Okay. I think maybe – if I understood the question right, what Vern said is the answer really, with the provision, you can think of it as a neutral outcome. If we booked the provision as to the best outcome, we think there is or the most likely, I don't think we see much beyond on the upside or downside. So I wouldn't say that it's a modest positive effect is, as you had mentioned.
Yeah. I should reiterate that obviously, we think on the context of our consolidated EBITDA over $15 billion for 2022, any outcome is not material. I think the bigger takeaway here though is really what we said about the commercial outcomes. So we're quite comfortable managing a CTS-like environment. We've proven that for the last, I think, 25 years working on incentive-free making. But as I said earlier, we're equally comfortable, though, with cost of service. And so with the provision and the fact that cost of service would certainly minimize the risks that we were talking about, I don't want to say, we're agnostic, because I think as we were pointing out earlier, Colin was referring to, I think our shippers were probably happy moving on to a new CTS. So those are the things that we look at. It really is more of a commercial issue going forward here, given that we've booked the provision.

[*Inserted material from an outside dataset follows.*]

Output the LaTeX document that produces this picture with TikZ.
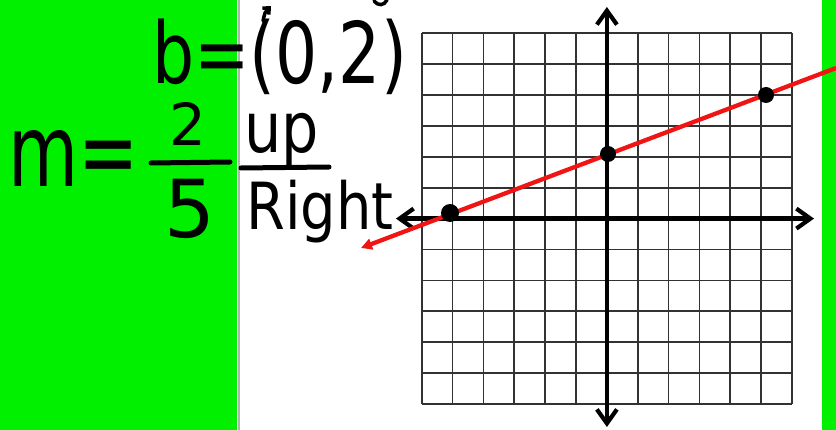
\documentclass[tikz,border=0pt]{standalone}
\usepackage{fontspec}
\setmainfont{DejaVu Sans}
\usetikzlibrary{arrows.meta}
\definecolor{scrgreen}{RGB}{0,240,0}
\definecolor{gridgray}{RGB}{50,50,50}
\definecolor{penred}{RGB}{240,20,20}
\tikzset{
  gridline/.style={draw=gridgray, line width=1.7pt},
  axisline/.style={draw=black, line width=4.2pt, {Straight Barb[length=14pt,width=20pt]}-{Straight Barb[length=14pt,width=20pt]}},
  redline/.style={draw=penred, line width=4.3pt, -{Triangle[length=11pt,width=11pt]}},
  dotmark/.style={circle, fill=black, inner sep=0pt, minimum size=15pt},
  ink/.style={draw=black, line width=5pt, line cap=round, line join=round},
  hand/.style={anchor=base west, inner sep=0pt, text=black}
}
\begin{document}
\begin{tikzpicture}[x=1pt,y=-1pt]
\useasboundingbox (0,0) rectangle (836,430);
\fill[white] (0,0) rectangle (836,430);
\fill[scrgreen] (0,0) rectangle (237,430);
\fill[scrgreen] (821.5,0) rectangle (836,430);
\draw[gray!60, line width=2.2pt] (238.6,0) -- (238.6,430);
% grid
\foreach \i in {0,...,12}{
  \draw[gridline] ({421.7+\i*30.86},33.3) -- ({421.7+\i*30.86},404);
  \draw[gridline] (421.7,{33.3+\i*30.89}) -- (792,{33.3+\i*30.89});
}
% axes
\coordinate (ytop) at (606.9,7);
\coordinate (ybot) at (606.9,427);
\coordinate (xleft) at (396,218.6);
\coordinate (xright) at (814,218.6);
\draw[axisline] (ybot) -- (ytop);
\draw[axisline] (xleft) -- (xright);
% red line
\coordinate (redR) at (836,68);
\coordinate (redL) at (361,248);
\draw[redline] (redR) -- (redL);
% points
\node[dotmark, minimum width=18pt, minimum height=15pt] (pA) at (450,213) {};
\node[dotmark, minimum size=16pt] (pB) at (608,154) {};
\node[dotmark, minimum size=16pt] (pC) at (766,95) {};
% handwriting
\node[hand, font=\fontsize{85}{85}\selectfont] (bline) at (152,84) {\scalebox{0.78}[1]{b=(0,2)}};
\draw[ink, line width=3.5pt, -{Straight Barb[length=5pt,width=9pt]}] (263,21) .. controls (265,12) .. (271,6);
\node[hand, font=\fontsize{100}{100}\selectfont] (mline) at (8,187) {\scalebox{0.72}[1]{m=}};
\node[anchor=base, inner sep=0pt, font=\fontsize{58}{58}\selectfont] (num) at (188,146) {2};
\node[anchor=base, inner sep=0pt, font=\fontsize{80}{80}\selectfont] (den) at (190,238) {5};
\coordinate (fbL) at (151,163);
\coordinate (fbR) at (230,162);
\draw[ink] (fbL) -- (fbR);
\node[hand, font=\fontsize{70}{70}\selectfont] (up) at (244,153) {\scalebox{0.84}[1]{up}};
\coordinate (ubL) at (241,168);
\coordinate (ubR) at (329,167);
\draw[ink] (ubL) -- (ubR);
\node[hand, font=\fontsize{65}{65}\selectfont] (right) at (246,230) {\scalebox{0.86}[1]{Right}};
\draw[ink, line width=3.5pt] (374,1) .. controls (378,6) and (384,6) .. (387,0);
\end{tikzpicture}
\end{document}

Got it. Thanks. And Bill, congrats on your retirement. Thank you.
Thank you.
Thank you.
Thanks. Good morning. Al, you kind of started at the beginning of the call framing the energy crisis that people are experiencing right now with high pricing and then also the producer discipline side of it. And I guess that's a bit of a two-edged sword for you. You can wind up with a lack of volume growth, but better counterparties. Just how do you see that translating to your business overall? And then does that really compel you to pivot faster into some of the energy transition activities?
Yeah. I think Andrew, where we see this is – as I alluded to there. It's pretty clear that the conventional runway is going to be there for a long time. At the same time, you've got pretty solid discipline we're seeing out there. I mean, there may be some upticks that you've heard about recently, particularly in the Permian around drilling and so forth. But generally speaking, producing community is not unhappy in our view, given where prices are and the fact that they're not really deploying a lot of capital and returning it back to shareholders. So, I think that discipline is going to be maintained. With respect to how we pivot, again, if you look at any of the three areas, as I said, RNG is probably the fastest growing but maybe lower capital investment opportunities there. But hydrogen and CCS are going to take some time. Policy-wise, incentive frameworks, that's got to still develop. So, I think we're going to have to be disciplined here and really focus on the two-pronged approach. Conventional energy will have a runway. We'll capitalize on those opportunities. But we'll also look to gradually invest in low carbon, providing that we can make those work economically and scale up over time. So, those are going to happen, but they'll happen not in the next two to three years, but after that, we'll certainly be scaling up those investments. Hope that's answer?
No, that does help. And then just a follow-up and really focuses on the producer health and the discipline they have at this point in the cycle, has that changed the dialogue that you have with them at this point in time in your customer focus, or is it more of the same from an Enbridge perspective?
I think it's pretty much the same. I mean we have a lot of dialogues across the four businesses with our customers on all kinds of issues. So, I think so far, their health has been very positive for our industry and us. We like the fact that they've sort of turned over and balance sheet has strengthened. And ultimately, I think that's going to be very positive for the industry, and they'll probably get back on to growth year outlooks. But as for the next two to two years, I think we're keeping in touch and being very responsive. And the CCUS project that Colin was talking about is a good example. There's a lot of producer interest in that, but we're being very careful to make sure that whatever we talk about with them has cost in mind in that, that will be a big driver on the growth in CCS going forward.
Okay. That’s great. Thank you.
Great. Thank you, and thank you for joining us this morning. We appreciate your ongoing interest in Enbridge. As always, our Investor Relations team is available following the call to address any additional questions you may have. So, once again, thank you and have a great day.
Thank you, ladies and gentlemen. We appreciate your participation. This concludes today's conference. You may now disconnect.